Systematic analysis of sequence or mappings of biochemical activities can reveal biologically relevant information that may be otherwise overlooked. Such information can be elusive in a large collection of genomic data from varied sources. We therefore propose and apply computational methods that detect complex relationships among data from different genomic loci within or across genomes and generate annotations that highlight notable patterns.

First, we focus on locating genomic regions with conserved properties by scoring cross-species similarity between two regions from different species based on their functional genomic datasets. To do so, we develop a method, Learning Evidence of Conservation from Integrated Functional genomic annotations (LECIF).
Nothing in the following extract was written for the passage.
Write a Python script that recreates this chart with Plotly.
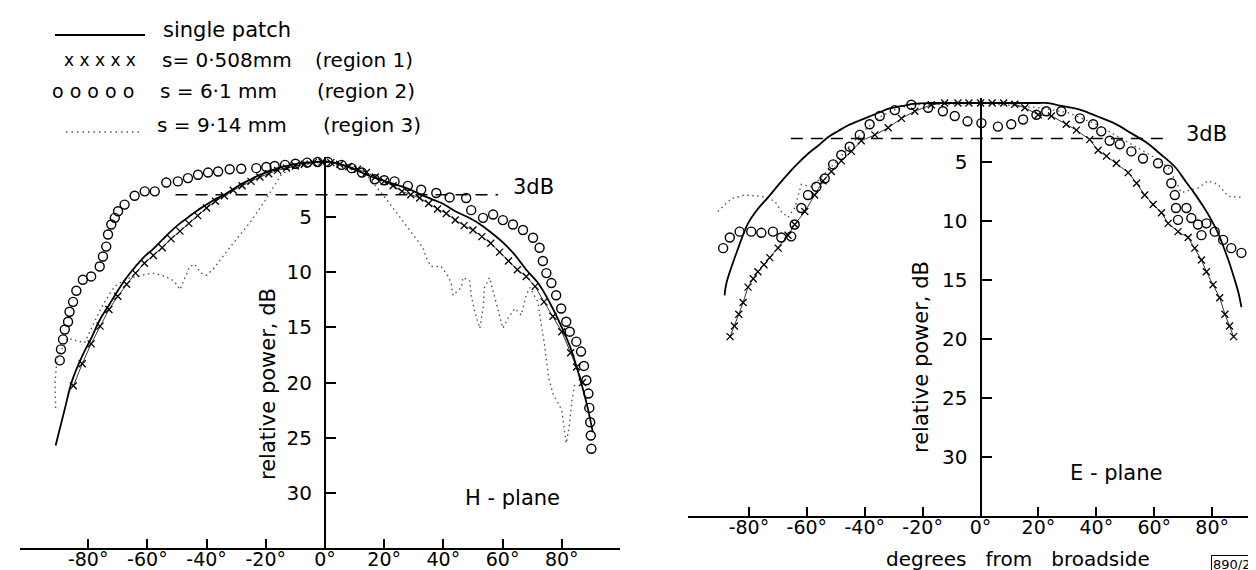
import plotly.graph_objects as go

# ---------------- H-plane data (degrees, relative power dB) ----------------
h_solid_deg = [-91, -88, -85.5, -82, -79, -76, -73, -70, -67, -64, -61, -58, -55, -52, -49, -46, -43, -40, -37, -34,
               -31, -28, -25, -22, -19, -16, -12, -8, -4, 0, 4, 8, 12, 16, 20, 24, 28, 32, 36, 40,
               44, 48, 52, 56, 60, 64, 68, 72, 76, 80, 83, 86, 88.5, 90.5]
h_solid_db = [25.7, 22.5, 19.9, 17.6, 16.0, 14.3, 13.0, 11.7, 10.5, 9.5, 8.6, 7.9, 7.1, 6.3, 5.6, 5.0, 4.4, 3.9, 3.4, 3.0,
              2.5, 2.0, 1.6, 1.2, 0.9, 0.6, 0.35, 0.15, 0.05, 0, 0.15, 0.5, 0.95, 1.4, 1.75, 2.1, 2.45, 2.95, 3.4, 3.85,
              4.5, 5.0, 5.6, 6.4, 7.3, 8.4, 9.8, 11.0, 12.8, 15.0, 16.9, 19.5, 22.0, 24.5]

h_cross_deg = [-85, -82, -79, -76, -73, -70, -67, -64, -61, -58, -55, -52, -49, -46, -43, -40, -37, -34, -31, -28,
               -25, -22, -19, -16, -13, -10, -7, -4, -1, 2, 5, 8, 11, 14, 17, 20, 23, 26, 29, 32,
               35, 38, 41, 44, 47, 50, 53, 56, 59, 62, 65, 68, 71, 74, 77, 80, 83, 85, 87]
h_cross_db = [20.3, 18.3, 16.5, 14.9, 13.4, 12.2, 11.1, 10.1, 9.2, 8.5, 7.8, 7.0, 6.3, 5.6, 4.9, 4.2, 3.6, 3.1, 2.6, 2.2,
              1.8, 1.4, 1.1, 0.8, 0.6, 0.4, 0.25, 0.1, 0.05, 0.1, 0.25, 0.45, 0.7, 1.0, 1.4, 1.8, 2.2, 2.7, 3.0, 3.3,
              3.8, 4.3, 4.7, 5.3, 5.8, 6.2, 6.8, 7.4, 8.2, 9.0, 9.8, 10.4, 11.3, 12.7, 14.0, 15.4, 17.3, 18.6, 20.0]

h_circ_deg = [-89.6, -89.2, -88.5, -87.9, -86.8, -86.3, -85.1, -84.0, -81.8, -79.0, -76.1, -75.0, -73.9, -73.3, -72.2,
              -71.0, -69.9, -67.7, -64.3, -60.9, -57.5, -53.6, -49.7, -46.3, -42.9, -39.5, -36.1, -32.2, -28.3, -23.2,
              -19.8, -17.0, -13.5, -10, -6, -2.5, 1, 5.6, 9, 12.5, 16.8, 20, 23.5, 28, 32.5, 37.6, 42.1, 47.7, 49.4,
              53.4, 56.8, 60.1, 63.5, 66.9, 70.3, 72.5, 73.6, 74.8, 76.5, 78.1, 79.8, 81.5, 82.7, 84.9, 86.5, 87.5,
              88.3, 89, 89.3, 89.6, 89.8, 90]
h_circ_db = [18.0, 17.0, 16.1, 15.2, 14.5, 13.6, 12.7, 11.7, 10.7, 10.4, 9.5, 8.6, 7.7, 6.6, 5.7,
             5.1, 4.5, 3.9, 3.1, 2.7, 2.7, 1.9, 1.8, 1.5, 1.2, 1.0, 0.9, 0.7, 0.65, 0.6,
             0.5, 0.4, 0.3, 0.2, 0.1, 0.05, 0.05, 0.3, 0.6, 1.0, 1.6, 1.7, 1.8, 2.2, 2.55, 2.85, 3.25, 3.3, 4.4,
             5.1, 4.8, 5.3, 5.7, 6.2, 6.9, 7.8, 9.0, 10.1, 11.0, 12.1, 13.3, 14.5, 15.4, 16.3, 17.2, 18.5,
             19.8, 21.0, 22.3, 23.6, 24.8, 26.0]

h_dot_deg = [-91, -91.2, -90.5, -87, -81.2, -77, -74, -71, -67, -63, -60.9, -57.5, -54, -51, -49, -47.4, -45.7, -44,
             -41.8, -40, -37.3, -34, -29.4, -25, -20.4, -17, -14.8, -10, -5, 0,
             5, 10, 14, 16.8, 21.3, 23.5, 26.9, 30.3, 33.1, 34.2, 35.9, 39.3, 41.6, 42.7, 43.2, 46.1, 46.6, 48.9,
             49.4, 50.6, 52.3, 53.4, 53.9, 55.6, 56.8, 58.4, 60.1, 61.8, 64.1, 66.3, 68.0, 69.2, 71.9, 73.1, 74.2,
             75.5, 77, 80, 81.5, 82.5, 83.5, 84.5]
h_dot_db = [22.3, 20.0, 17.8, 16.0, 16.4, 14.0, 12.5, 11.3, 10.6, 10.4, 10.2, 10.1, 10.4, 10.8, 11.6, 10.5, 9.5, 9.3,
            10.1, 10.3, 9.6, 8.4, 6.9, 5.4, 3.6, 2.1, 1.2, 0.4, 0.2, 0,
            0.2, 0.6, 1.2, 2.1, 3.6, 4.4, 5.6, 6.9, 7.8, 8.7, 9.5, 9.5, 10.4, 11.1, 12.1, 11.4, 10.5, 10.8,
            12.1, 13.6, 15.1, 13.3, 11.4, 10.5, 11.7, 13.3, 15.1, 14.2, 13.3, 13.9, 12.1, 11.4, 12.7, 14.8, 16.6,
            19.5, 21.0, 22.5, 25.5, 24.0, 21.5, 20.0]

# ---------------- E-plane data ----------------
e_solid_deg = [-88.4, -87.8, -84, -80.3, -77, -73.4, -70, -66.5, -63, -59.6, -56, -52.7, -49, -45.8, -42, -38.9, -35,
               -32, -27, -22.7, -18, -13.5, -9, -4.5, 0, 5, 10, 15, 20, 23.3, 28, 34.8, 40, 46.4, 52, 57.9, 62,
               67.1, 71, 74, 77, 79.7, 82, 84.4, 86, 87.8, 89, 90.1]
e_solid_db = [16.3, 15.3, 12.5, 10.2, 9.0, 8.0, 7.0, 6.0, 5.1, 4.3, 3.6, 2.9, 2.35, 1.9, 1.5, 1.2, 0.8,
              0.5, 0.25, 0.06, 0, 0, 0, 0, 0, 0, 0, 0, 0, 0, 0.25, 0.6, 1.1, 1.75, 2.55, 3.45, 4.3,
              5.4, 6.7, 7.7, 8.8, 9.9, 11.0, 12.5, 13.6, 15.0, 16.0, 17.3]

e_cross_deg = [-86.5, -85, -83.5, -82, -80.3, -78.5, -76.9, -74.8, -72.8, -69.9, -66.5, -64.2, -60.7, -57.3, -54.4,
               -51.5, -48.1, -44.6, -41.2, -36.5, -31.9, -27.3, -22.7, -17, -12.4, -7.8, -4, 0, 4, 8, 11.8, 15.3,
               19.9, 24.5, 29.6, 33.1, 37.7, 40.6, 43.5, 46.9, 51, 53.9, 56.7, 59.6, 62.5, 64.8, 68.2, 71.7, 74,
               76.3, 78, 80.3, 82.6, 84.4, 86, 87.4]
e_cross_db = [19.8, 18.9, 17.9, 16.9, 15.6, 14.9, 14.3, 13.7, 13.1, 12.3, 11.2, 10.3, 9.2, 7.8, 6.6,
              5.8, 4.9, 4.1, 3.2, 2.7, 2.1, 1.3, 0.7, 0.15, 0, 0, 0, 0, 0, 0, 0.1, 0.4,
              1.0, 1.1, 1.8, 2.3, 3.1, 4.0, 4.5, 5.1, 5.9, 6.8, 7.8, 8.6, 9.3, 10.2, 10.9, 11.4, 12.3,
              13.3, 14.3, 15.4, 16.5, 17.9, 18.9, 19.8]

e_circ_deg = [-88.9, -86.6, -83.2, -79.2, -75.7, -71.7, -68.8, -65.4, -64.2, -61.9, -59.6, -56.7, -53.8, -50.9,
              -48.1, -45.2, -41.7, -38.3, -34.8, -29.6, -23.9, -18.1, -13, -8.9, -4.5, 0.3, 6, 10.6, 14.7, 19.3,
              22.7, 27.9, 34.3, 38.9, 41.7, 44.6, 48.1, 52.1, 56.1, 61.3, 64.8, 65.9, 67.1, 67.5, 68.2, 71.1,
              72.8, 75.1, 76.3, 78, 80.9, 83.8, 86.6, 90.1]
e_circ_db = [12.3, 11.4, 10.9, 10.9, 11.0, 10.9, 11.4, 11.3, 10.3, 8.9, 7.8, 7.1, 6.4, 5.2,
             4.4, 3.7, 2.7, 1.8, 1.1, 0.6, 0.15, 0.4, 0.7, 1.1, 1.55, 1.7, 2.0, 1.8, 1.4, 1.0,
             0.7, 0.7, 1.3, 1.8, 2.4, 3.2, 3.5, 4.1, 4.7, 5.1, 5.65, 6.8, 7.8, 8.9, 9.9, 8.9,
             9.75, 10.3, 11.2, 10.2, 10.9, 11.6, 12.3, 12.7]

e_dot_deg = [-90.7, -86.1, -81.5, -75.7, -71.1, -68.8, -66.5, -64.2, -61.9, -58.4, -55, -50, -45, -40, -35, -30,
             -25, -20, -10, 0, 10, 20, 30, 40, 50, 60, 65, 69.4, 72, 75.1, 78.6, 82, 85.5, 90.1]
e_dot_db = [9.2, 8.1, 7.8, 7.9, 8.3, 9.2, 9.7, 8.9, 6.9, 7.1, 6.3, 5.0, 3.6, 2.3, 1.2, 0.6,
            0.2, 0.1, 0.1, 0, 0.2, 0.4, 0.8, 1.8, 3.2, 4.6, 5.5, 7.6, 7.4, 7.2, 6.6, 6.9, 7.9, 8.0]

x_tickvals = [-80, -60, -40, -20, 0, 20, 40, 60, 80]
x_ticktext = ["-80°", "-60°", "-40°", "-20°", "0°", "20°", "40°", "60°", "80°"]
y_tickvals = [5, 10, 15, 20, 25, 30]
y_ticktext = ["5", "10", "15", "20", "25", "30"]

FONT = "DejaVu Sans"
W, H = 1256, 570


def px(x):
    return x / W


def py(y):
    return 1 - y / H


fig = go.Figure()


def add_panel(xa, ya, sd, sv, cd, cv, od, ov, dd, dv):
    fig.add_trace(go.Scatter(x=dd, y=dv, mode="lines", xaxis=xa, yaxis=ya,
                             line=dict(color="#555555", width=1.4, dash="1.5px,3.5px")))
    fig.add_trace(go.Scatter(x=sd, y=sv, mode="lines", xaxis=xa, yaxis=ya, line_shape="spline",
                             line=dict(color="black", width=1.8)))
    fig.add_trace(go.Scatter(x=cd, y=cv, mode="lines+markers", xaxis=xa, yaxis=ya, cliponaxis=False,
                             line=dict(color="black", width=0.8),
                             marker=dict(symbol="x-thin", size=7, line=dict(color="black", width=1.3))))
    fig.add_trace(go.Scatter(x=od, y=ov, mode="markers", xaxis=xa, yaxis=ya, cliponaxis=False,
                             marker=dict(symbol="circle-open", size=9, color="black",
                                         line=dict(color="black", width=1.4))))


add_panel("x", "y", h_solid_deg, h_solid_db, h_cross_deg, h_cross_db, h_circ_deg, h_circ_db, h_dot_deg, h_dot_db)
add_panel("x2", "y2", e_solid_deg, e_solid_db, e_cross_deg, e_cross_db, e_circ_deg, e_circ_db, e_dot_deg, e_dot_db)

tickfont = dict(family=FONT, size=19, color="black")
common_x = dict(showline=True, linecolor="black", linewidth=2, ticks="inside", ticklen=9, tickwidth=1.5,
                tickcolor="black", showgrid=False, zeroline=False, tickfont=tickfont, ticklabelstandoff=-7,
                tickvals=x_tickvals, ticktext=x_ticktext)
common_y = dict(showline=True, linecolor="black", linewidth=2, ticks="inside", ticklen=10, tickwidth=1.5,
                tickcolor="black", showgrid=False, zeroline=False, tickfont=dict(family=FONT, size=20, color="black"),
                ticklabelstandoff=8, tickvals=y_tickvals, ticktext=y_ticktext, range=[35, -0.4])

fig.update_layout(
    width=W, height=H, margin=dict(l=0, r=0, t=0, b=0),
    paper_bgcolor="white", plot_bgcolor="white", showlegend=False,
    xaxis=dict(domain=[px(12.1), px(611.5)], range=[-103, 99.5], anchor="y", **common_x),
    yaxis=dict(domain=[py(540.25), py(149.1)], anchor="free", position=px(317), **common_y),
    xaxis2=dict(domain=[px(680.1), 1.0], range=[-101, 97.9], anchor="y2", **common_x),
    yaxis2=dict(domain=[py(508), py(90.3)], anchor="free", position=px(972.5), **common_y),
)

# 3 dB dashed reference lines
fig.add_shape(type="line", xref="x", yref="y", x0=-50.5, x1=58.5, y0=3, y1=3,
              line=dict(color="black", width=1.5, dash="12px,8px"))
fig.add_shape(type="line", xref="x2", yref="y2", x0=-65.5, x1=64, y0=3, y1=3,
              line=dict(color="black", width=1.5, dash="12px,8px"))

ann = []


def text(x, y, s, size=20, xanchor="center", yanchor="middle", angle=0, **kw):
    ann.append(dict(x=px(x), y=py(y), xref="paper", yref="paper", text=s, showarrow=False,
                    xanchor=xanchor, yanchor=yanchor, textangle=angle,
                    font=dict(family=FONT, size=size, color="black"), **kw))


text(525, 179, "3dB", 21)
text(1198, 126, "3dB", 21)
text(504, 490, "H - plane", 21)
text(1108, 465, "E - plane", 21)
text(260, 376, "relative power, dB", 21, angle=-90)
text(913, 349, "relative power, dB", 21, angle=-90)
text(1010, 551, "degrees\u00a0\u00a0 from\u00a0\u00a0 broadside", 20)
text(1203, 547, "890/2", 13, xanchor="left", yanchor="top",
     bordercolor="black", borderwidth=1, borderpad=1)

# legend block (typed key, as in the original)
fig.add_shape(type="line", xref="paper", yref="paper", x0=px(47), x1=px(137), y0=py(27), y1=py(27),
              line=dict(color="black", width=2))
text(153, 22, "single patch", 21, xanchor="left")
text(92, 52, "x x x x x", 17)
text(152, 52, "s= 0·508mm", 20, xanchor="left")
text(305, 52, "(region 1)", 20, xanchor="left")
text(85, 83, "o o o o o", 19)
text(150, 83, "s = 6·1 mm", 20, xanchor="left")
text(307, 83, "(region 2)", 20, xanchor="left")
fig.add_shape(type="line", xref="paper", yref="paper", x0=px(58), x1=px(135), y0=py(124), y1=py(124),
              line=dict(color="#555555", width=1.4, dash="1.5px,4px"))
text(147, 117, "s = 9·14 mm", 20, xanchor="left")
text(313, 117, "(region 3)", 20, xanchor="left")

fig.update_layout(annotations=ann)

fig.write_html("out.html")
When we apply LECIF to thousands of human and mouse datasets, we learn a score that highlights human and mouse loci with shared properties, which is expected to be useful in mouse model research.

Building on this work, we also develop a method that scores association between two regions within the same genome based on epigenomic and TF binding data. We apply this approach to thousands of human datasets and learn a score that highlights regions with similar or associated properties within human, which we expect to be useful in studying multiple loci together.

Lastly, motivated by the COVID-19 pandemic, we apply an existing comparative genomics approach to coronavirus sequences and annotate the SARS-CoV-2 genome. Specifically, we apply ConsHMM, a hidden Markov model method that learns conservation states that capture recurring patterns in an alignment of sequences, to alignments of coronavirus sequences. We then analyze the learned state annotations using external annotations of genes, protein domains, SARS-CoV-2 mutations, and other regions of interest and demonstrate that the states reflect biologically relevant information for interpreting the SARS-CoV-2 genome.

Overall, our work aims to learn meaningful patterns in large genomic datasets from diverse sources and provide annotations for interpreting important DNA elements and their relationships. All methods we present are flexible and scalable, making them applicable to newer and larger datasets that will be made available in the future. We expect our methods and genomic annotations to be useful resources for studying various genomes.